* Begin Material *

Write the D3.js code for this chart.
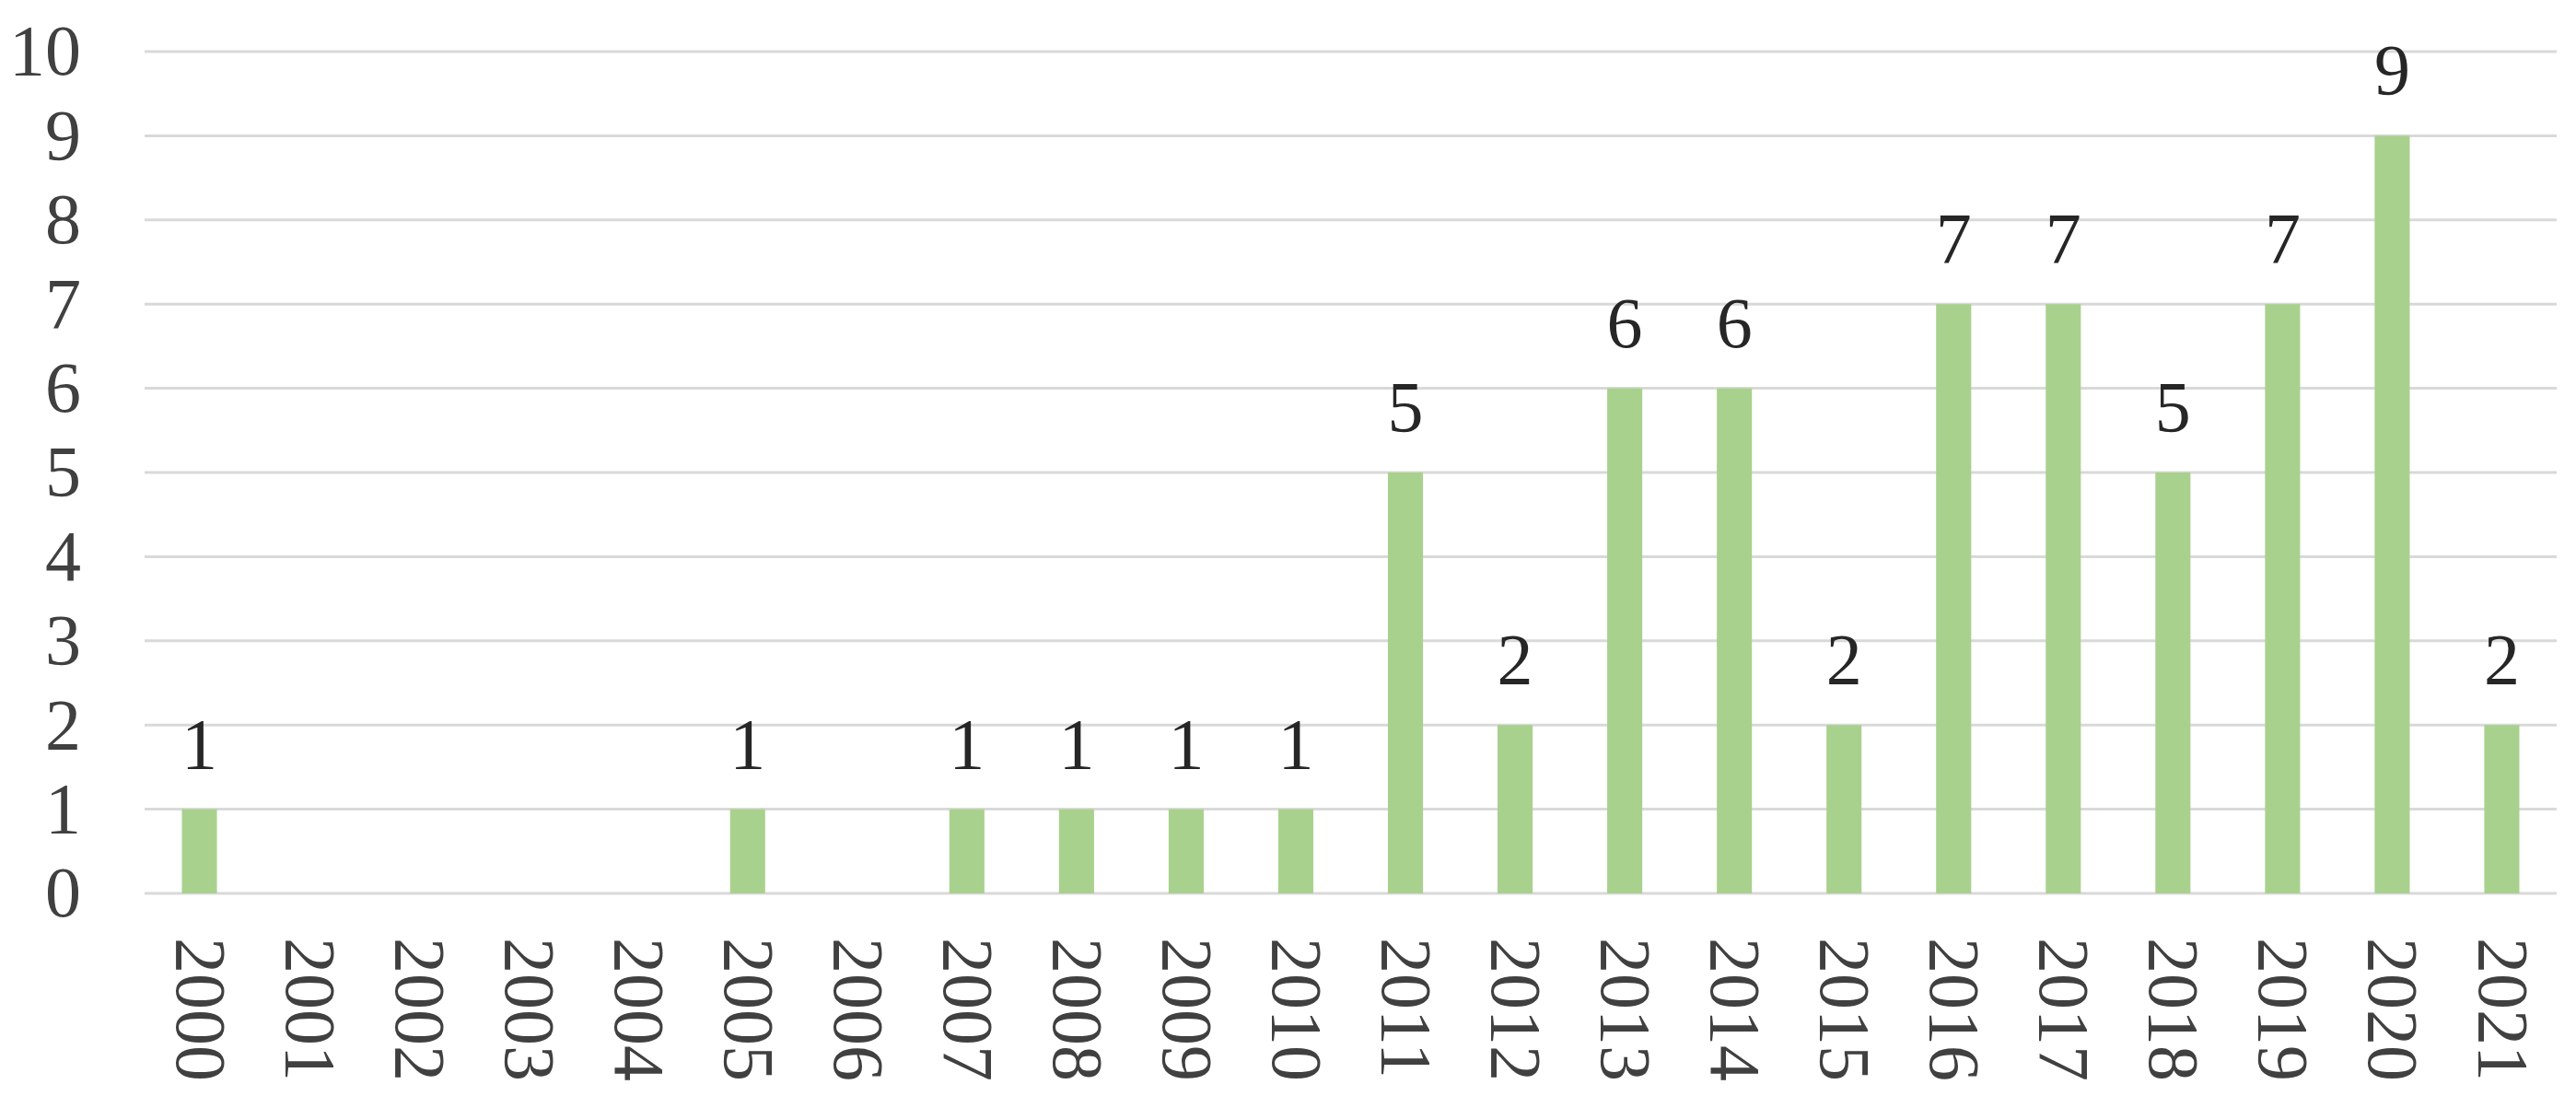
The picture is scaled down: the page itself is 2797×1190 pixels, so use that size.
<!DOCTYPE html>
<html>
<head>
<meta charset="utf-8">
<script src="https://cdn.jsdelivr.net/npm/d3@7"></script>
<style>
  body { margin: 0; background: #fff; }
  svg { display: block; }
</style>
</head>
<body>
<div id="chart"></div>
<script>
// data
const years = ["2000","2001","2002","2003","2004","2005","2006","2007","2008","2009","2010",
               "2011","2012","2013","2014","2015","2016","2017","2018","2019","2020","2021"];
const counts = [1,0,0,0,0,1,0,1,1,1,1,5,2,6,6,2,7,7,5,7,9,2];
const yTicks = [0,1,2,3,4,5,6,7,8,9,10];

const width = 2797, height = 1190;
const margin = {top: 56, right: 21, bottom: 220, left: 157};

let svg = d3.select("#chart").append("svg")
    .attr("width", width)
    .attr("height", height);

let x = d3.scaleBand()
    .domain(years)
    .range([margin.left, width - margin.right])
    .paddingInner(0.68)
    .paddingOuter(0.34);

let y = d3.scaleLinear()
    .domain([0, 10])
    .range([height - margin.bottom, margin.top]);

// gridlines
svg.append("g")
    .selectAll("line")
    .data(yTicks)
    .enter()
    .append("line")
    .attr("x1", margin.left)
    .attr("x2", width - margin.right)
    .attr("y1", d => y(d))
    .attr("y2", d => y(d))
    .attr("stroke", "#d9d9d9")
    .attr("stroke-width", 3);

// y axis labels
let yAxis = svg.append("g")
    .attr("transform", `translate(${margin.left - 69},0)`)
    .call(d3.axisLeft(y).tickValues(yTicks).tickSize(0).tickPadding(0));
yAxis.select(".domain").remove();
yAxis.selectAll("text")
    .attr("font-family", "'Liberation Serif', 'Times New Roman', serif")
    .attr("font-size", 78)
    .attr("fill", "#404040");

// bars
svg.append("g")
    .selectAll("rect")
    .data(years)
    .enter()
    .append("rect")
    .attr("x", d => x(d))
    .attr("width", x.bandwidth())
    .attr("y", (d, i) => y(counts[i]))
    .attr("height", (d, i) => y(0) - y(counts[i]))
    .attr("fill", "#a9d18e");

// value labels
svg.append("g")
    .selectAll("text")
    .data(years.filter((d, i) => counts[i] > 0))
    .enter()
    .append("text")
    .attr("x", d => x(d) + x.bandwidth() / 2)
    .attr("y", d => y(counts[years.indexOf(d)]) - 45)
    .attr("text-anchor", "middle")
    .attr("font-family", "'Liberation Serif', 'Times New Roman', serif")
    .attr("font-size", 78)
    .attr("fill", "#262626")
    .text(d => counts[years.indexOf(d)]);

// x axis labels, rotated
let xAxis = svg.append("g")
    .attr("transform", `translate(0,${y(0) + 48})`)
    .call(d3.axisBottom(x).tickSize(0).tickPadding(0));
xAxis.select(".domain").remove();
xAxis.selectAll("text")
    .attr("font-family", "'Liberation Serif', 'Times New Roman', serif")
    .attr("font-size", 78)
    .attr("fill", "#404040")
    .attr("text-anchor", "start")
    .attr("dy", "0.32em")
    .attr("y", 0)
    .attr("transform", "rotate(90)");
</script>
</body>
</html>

* End Material *

What the task requires: Skip the pictures, then retype every line above exactly.

Full output:
Write the D3.js code for this chart.
The picture is scaled down: the page itself is 2797×1190 pixels, so use that size.
<!DOCTYPE html>
<html>
<head>
<meta charset="utf-8">
<script src="https://cdn.jsdelivr.net/npm/d3@7"></script>
<style>
  body { margin: 0; background: #fff; }
  svg { display: block; }
</style>
</head>
<body>
<div id="chart"></div>
<script>
// data
const years = ["2000","2001","2002","2003","2004","2005","2006","2007","2008","2009","2010",
               "2011","2012","2013","2014","2015","2016","2017","2018","2019","2020","2021"];
const counts = [1,0,0,0,0,1,0,1,1,1,1,5,2,6,6,2,7,7,5,7,9,2];
const yTicks = [0,1,2,3,4,5,6,7,8,9,10];

const width = 2797, height = 1190;
const margin = {top: 56, right: 21, bottom: 220, left: 157};

let svg = d3.select("#chart").append("svg")
    .attr("width", width)
    .attr("height", height);

let x = d3.scaleBand()
    .domain(years)
    .range([margin.left, width - margin.right])
    .paddingInner(0.68)
    .paddingOuter(0.34);

let y = d3.scaleLinear()
    .domain([0, 10])
    .range([height - margin.bottom, margin.top]);

// gridlines
svg.append("g")
    .selectAll("line")
    .data(yTicks)
    .enter()
    .append("line")
    .attr("x1", margin.left)
    .attr("x2", width - margin.right)
    .attr("y1", d => y(d))
    .attr("y2", d => y(d))
    .attr("stroke", "#d9d9d9")
    .attr("stroke-width", 3);

// y axis labels
let yAxis = svg.append("g")
    .attr("transform", `translate(${margin.left - 69},0)`)
    .call(d3.axisLeft(y).tickValues(yTicks).tickSize(0).tickPadding(0));
yAxis.select(".domain").remove();
yAxis.selectAll("text")
    .attr("font-family", "'Liberation Serif', 'Times New Roman', serif")
    .attr("font-size", 78)
    .attr("fill", "#404040");

// bars
svg.append("g")
    .selectAll("rect")
    .data(years)
    .enter()
    .append("rect")
    .attr("x", d => x(d))
    .attr("width", x.bandwidth())
    .attr("y", (d, i) => y(counts[i]))
    .attr("height", (d, i) => y(0) - y(counts[i]))
    .attr("fill", "#a9d18e");

// value labels
svg.append("g")
    .selectAll("text")
    .data(years.filter((d, i) => counts[i] > 0))
    .enter()
    .append("text")
    .attr("x", d => x(d) + x.bandwidth() / 2)
    .attr("y", d => y(counts[years.indexOf(d)]) - 45)
    .attr("text-anchor", "middle")
    .attr("font-family", "'Liberation Serif', 'Times New Roman', serif")
    .attr("font-size", 78)
    .attr("fill", "#262626")
    .text(d => counts[years.indexOf(d)]);

// x axis labels, rotated
let xAxis = svg.append("g")
    .attr("transform", `translate(0,${y(0) + 48})`)
    .call(d3.axisBottom(x).tickSize(0).tickPadding(0));
xAxis.select(".domain").remove();
xAxis.selectAll("text")
    .attr("font-family", "'Liberation Serif', 'Times New Roman', serif")
    .attr("font-size", 78)
    .attr("fill", "#404040")
    .attr("text-anchor", "start")
    .attr("dy", "0.32em")
    .attr("y", 0)
    .attr("transform", "rotate(90)");
</script>
</body>
</html>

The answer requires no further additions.